From Cambridge University Press: “The Jewish leftist lawyer Ernst Fraenkel was one of twentieth-century Germany's great intellectuals. During the Weimar Republic he was a shrewd constitutional theorist for the Social Democrats and in post-World War II Germany a respected political scientist who worked to secure West Germany's new democracy. This book hones in on the most dramatic years of Fraenkel's life, when he worked within Nazi Germany actively resisting the regime, both publicly and secretly. As a lawyer, he represented political defendants in court. As a dissident, he worked in the underground. As an intellectual, he wrote his most famous work, The Dual State – a classic account of Nazi law and politics. This first detailed account of Fraenkel's career in Nazi Germany opens up a new view on anti-Nazi resistance – its nature, possibilities, and limits. With grit, daring and imagination, Fraenkel fought for freedom against an increasingly repressive regime.”
Douglas G. Morris is the author of Legal Sabotage: Ernst Fraenkel in Hitler’s Germany (University of Cambridge Press, 2020). Morris is an attorney with the Federal Defenders of New York, and also holds a Ph.D. in Modern European History from the University of Rochester. His first book, Justice Imperiled: The Anti-Nazi Lawyer Max Hirschberg in Weimar Germany, was published by the University of Michigan Press in 2005.
David Abraham is a Professor of Law Emeritus at the University of Miami School of Law. Abraham has published widely on issues of politics and economics in Germany and is the author of The Collapse of the Weimar Republic, which examined the conditions and fate of a social-democratic, class-compromise effort to establish a viable welfare state. More recently he has written on immigration and citizenship law with a particular focus on citizenship in a neo-liberal era and problems of social solidarity and integration in Germany, Israel, and the US.

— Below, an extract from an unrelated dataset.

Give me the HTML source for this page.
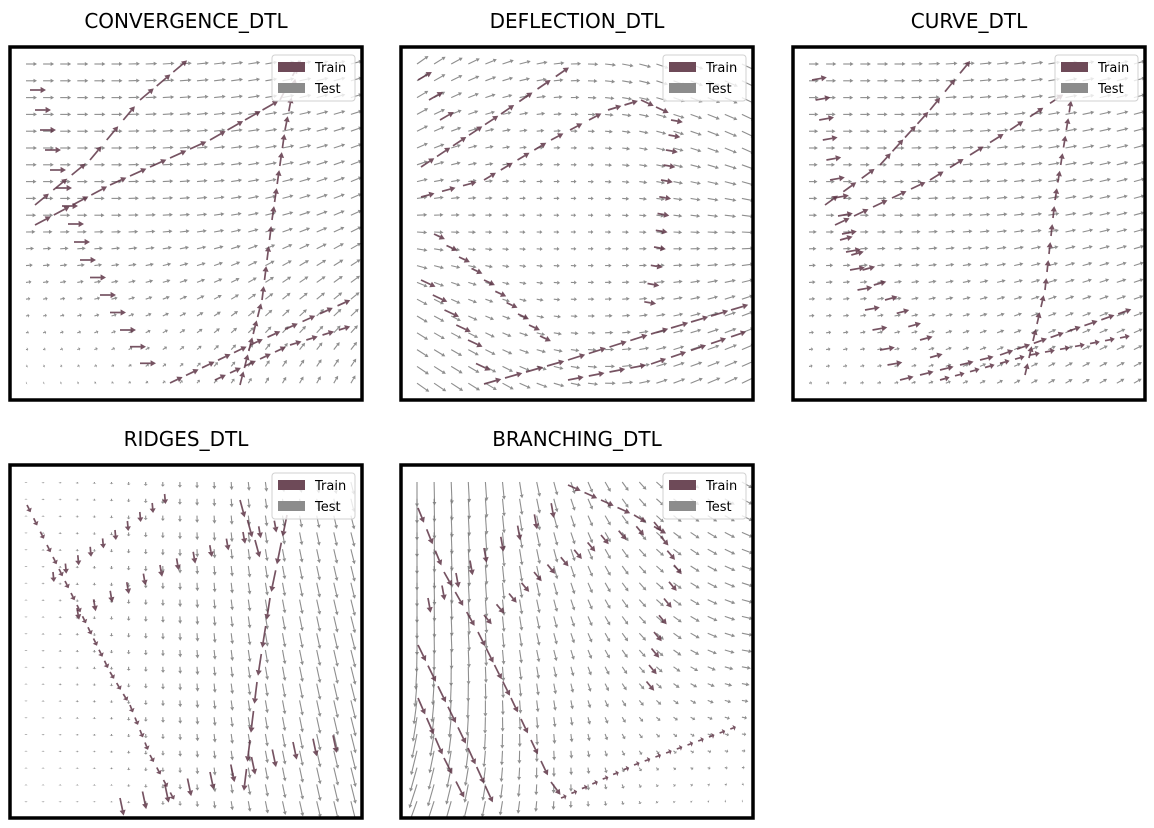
<!DOCTYPE html>
<html><head><meta charset="utf-8">
<style>
html,body{margin:0;padding:0;background:#fff;}
svg{display:block;font-family:"DejaVu Sans","Liberation Sans",sans-serif;}
</style></head>
<body>
<svg id="fig" width="1154" height="828" viewBox="0 0 1154 828" xmlns="http://www.w3.org/2000/svg"></svg>
<script>
// ---- data ----
const panelTitles = ["CONVERGENCE_DTL","DEFLECTION_DTL","CURVE_DTL","RIDGES_DTL","BRANCHING_DTL"];
const panelOrigins = [[10,47],[401,47],[793,47],[10,465],[401,465]];
// coarse 5x5 test-field grids (rows top->bottom, cols left->right); angle in screen degrees, length px
const testAngle = [
 [[0,0,-5,-10,-15],[0,0,-5,-10,-20],[0,0,-5,-15,-25],[-10,-15,-25,-40,-40],[-20,-30,-50,-60,-60]],
 [[-35,-20,0,20,25],[-25,-10,0,15,25],[0,0,0,5,5],[30,20,0,-10,-20],[35,30,10,-20,-25]],
 [[0,0,-5,-10,-15],[0,0,-5,-10,-15],[0,0,-5,-10,-15],[-5,-10,-15,-20,-20],[-10,-15,-25,-30,-30]],
 [[90,90,90,82,76],[90,90,88,80,76],[90,90,86,80,76],[90,90,85,80,76],[90,90,85,78,76]],
 [[90,85,70,40,30],[90,85,70,40,20],[90,85,70,40,10],[100,90,80,40,10],[110,100,90,60,-10]]
];
const testLen = [
 [[11,11,12,12,12],[11,11,11,12,12],[10,10,10,11,12],[4,6,8,10,11],[1,2,4,7,9]],
 [[14,12,10,13,15],[12,8,6,10,14],[10,6,5,8,12],[12,8,6,9,12],[15,13,10,12,15]],
 [[10,11,12,12,12],[9,10,11,12,12],[8,9,10,11,11],[6,7,8,9,10],[3,4,6,8,9]],
 [[1,2,6,10,13],[1,3,8,13,16],[1,3,8,14,18],[1,2,7,13,20],[1,1,5,13,20]],
 [[25,18,12,10,12],[25,18,12,10,12],[22,15,10,10,11],[25,15,8,5,5],[25,15,6,2,1]]
];
// train tracks: [points], arrow length, fixed angle (null = along track)
const trainTracks = [
 [
  [[[35,205],[90,160],[140,100],[190,58]],18,null],
  [[[35,225],[110,185],[210,140],[280,100],[305,52]],18,null],
  [[[240,385],[262,300],[272,220],[285,130],[300,55]],14,null],
  [[[170,383],[250,345],[355,298]],14,null],
  [[[215,380],[290,345],[355,325]],12,null],
  [[[30,90],[50,170],[80,260],[120,330],[150,380]],16,0]
 ],
 [
  [[[421,167],[501,114],[574,64]],16,null],
  [[[421,197],[484,180],[551,140],[608,110],[641,100],[671,114]],14,null],
  [[[671,120],[661,180],[654,247],[641,320]],12,10],
  [[[421,280],[468,340],[484,387]],16,25],
  [[[434,234],[484,280],[518,314],[551,347]],12,25],
  [[[484,384],[568,360],[651,334],[751,304]],18,null],
  [[[568,380],[651,364],[751,330]],16,null],
  [[[418,80],[440,120],[425,140]],16,-30]
 ],
 [
  [[[825,205],[880,165],[930,110],[975,55]],16,null],
  [[[835,225],[930,180],[1010,130],[1070,90]],16,null],
  [[[1025,375],[1045,290],[1055,200],[1072,95]],12,null],
  [[[900,380],[1000,355],[1135,308]],14,null],
  [[[940,380],[1030,355],[1135,335]],10,null],
  [[[812,80],[830,180],[850,270],[880,350],[895,380]],15,-10],
  [[[840,240],[885,300],[920,340],[940,375]],13,-15]
 ],
 [
  [[[27,505],[47,545],[77,605],[110,672],[130,705],[150,755],[177,805]],8,null],
  [[[53,572],[115,530],[177,485]],10,85],
  [[[77,608],[160,565],[243,532],[290,515]],12,80],
  [[[287,515],[270,598],[257,682],[243,798]],22,null],
  [[[120,798],[210,772],[293,742],[353,732]],18,78],
  [[[240,500],[255,540],[270,560]],18,75]
 ],
 [
  [[[418,508],[444,572],[478,632],[511,698],[551,782],[568,805]],16,null],
  [[[418,645],[468,748],[494,805]],18,null],
  [[[418,698],[444,758],[468,805]],18,null],
  [[[428,598],[484,548],[568,492]],15,80],
  [[[484,615],[534,572],[601,535],[654,522],[674,565],[654,632],[644,698]],12,50],
  [[[568,485],[634,515],[674,538]],14,null],
  [[[561,798],[634,765],[741,725]],6,-20]
 ]
];

// ---- drawing ----
const NS="http://www.w3.org/2000/svg";
const svg=document.getElementById('fig');
function mk(tag,attrs,parent){const e=document.createElementNS(NS,tag);for(const k in attrs)e.setAttribute(k,attrs[k]);(parent||svg).appendChild(e);return e;}
function bil(g,u,v){
  const x=u*4,y=v*4;const i=Math.min(3,Math.floor(x)),j=Math.min(3,Math.floor(y));const fx=x-i,fy=y-j;
  return g[j][i]*(1-fx)*(1-fy)+g[j][i+1]*fx*(1-fy)+g[j+1][i]*(1-fx)*fy+g[j+1][i+1]*fx*fy;}
function arrow(g,x,y,ang,len,col,w,op){
  const a=ang*Math.PI/180,dx=Math.cos(a),dy=Math.sin(a);
  const hl=Math.min(len*0.45,w*3.2),hw=w*1.8;
  const ex=x+dx*len,ey=y+dy*len,bx=ex-dx*hl,by=ey-dy*hl;
  mk('path',{d:`M${x.toFixed(1)},${y.toFixed(1)}L${bx.toFixed(1)},${by.toFixed(1)}`,stroke:col,'stroke-width':w,'stroke-opacity':op,fill:'none'},g);
  mk('polygon',{points:`${ex.toFixed(1)},${ey.toFixed(1)} ${(bx-dy*hw).toFixed(1)},${(by+dx*hw).toFixed(1)} ${(bx+dy*hw).toFixed(1)},${(by-dx*hw).toFixed(1)}`,fill:col,'fill-opacity':op},g);
}

panelTitles.forEach((t,k)=>{
  const [x0,y0]=panelOrigins[k];const W=352,H=353;
  const g=mk('g',{});
  
  
  const title=mk('text',{x:x0+W/2,y:y0-19,'text-anchor':'middle','font-size':20,fill:'#000'},g);
  title.textContent=t;
  
  
  const clip=mk('clipPath',{id:'c'+k},g);mk('rect',{x:x0,y:y0,width:W,height:H},clip);
  const ag=mk('g',{'clip-path':`url(#c${k})`},g);
  const tg=mk('g',{},ag);
  
  
  for(let j=0;j<20;j++)for(let i=0;i<20;i++){
    const u=i/19,v=j/19;
    const px=x0+16+i*17.1,py=y0+17+j*16.8;
    const ang=bil(testAngle[k],u,v),len=bil(testLen[k],u,v);
    arrow(tg,px,py,ang,len,'#7a7a7a',1.1,0.85);
  }
  const rg=mk('g',{},ag);
  
  
  trainTracks[k].forEach(tr=>{
    const pts=tr[0],L=tr[1],fa=tr[2];
    const step=Math.max(12,L+5);
    for(let s=0;s<pts.length-1;s++){
      const [ax,ay]=pts[s],[bx,by]=pts[s+1];
      const d=Math.hypot(bx-ax,by-ay);const n=Math.max(1,Math.round(d/step));
      const tang=Math.atan2(by-ay,bx-ax)*180/Math.PI;
      for(let m=0;m<n;m++){const f=m/n;
        arrow(rg,ax+(bx-ax)*f,ay+(by-ay)*f,fa===null?tang:fa,L,'#5e3547',1.7,0.85);}
    }
  });
  const fr=mk('rect',{x:x0,y:y0,width:W,height:H,fill:'none',stroke:'#000','stroke-width':3.5},g);
  
  
  const lg=mk('g',{},g);
  
  
  mk('rect',{x:x0+262,y:y0+8,width:83,height:46,rx:3,fill:'#fff','fill-opacity':0.8,stroke:'#d0d0d0'},lg);
  const p1=mk('rect',{x:x0+268,y:y0+15,width:27,height:10,fill:'#6e4a58'},lg);
  
  
  const t1=mk('text',{x:x0+305,y:y0+25,'font-size':13,fill:'#000'},lg);t1.textContent='Train';
  
  
  const p2=mk('rect',{x:x0+268,y:y0+36,width:27,height:10,fill:'#8c8c8c'},lg);
  
  
  const t2=mk('text',{x:x0+305,y:y0+46,'font-size':13,fill:'#000'},lg);t2.textContent='Test';
  
  
});
</script>
</body></html>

Claudia Koonz is the Peabody Family Distinguished Professor Emeritus of History in Trinity College of Arts and Sciences at Duke University. In The Nazi Conscience, Koonz examined public culture during the so-called “normal” years of the Third Reich (1933–1939), showed how the Nazis built a perverse ethical consensus, and identified the key role of popular racial science and expert opinion in convincing mainstream Germans that Jews, homosexuals, Roma (Gypsies) were so “alien” that they scarcely counted as human at all. In her current research, Koonz asks similar questions about contemporary Europeans' reactions to Muslim women who wear the hijab.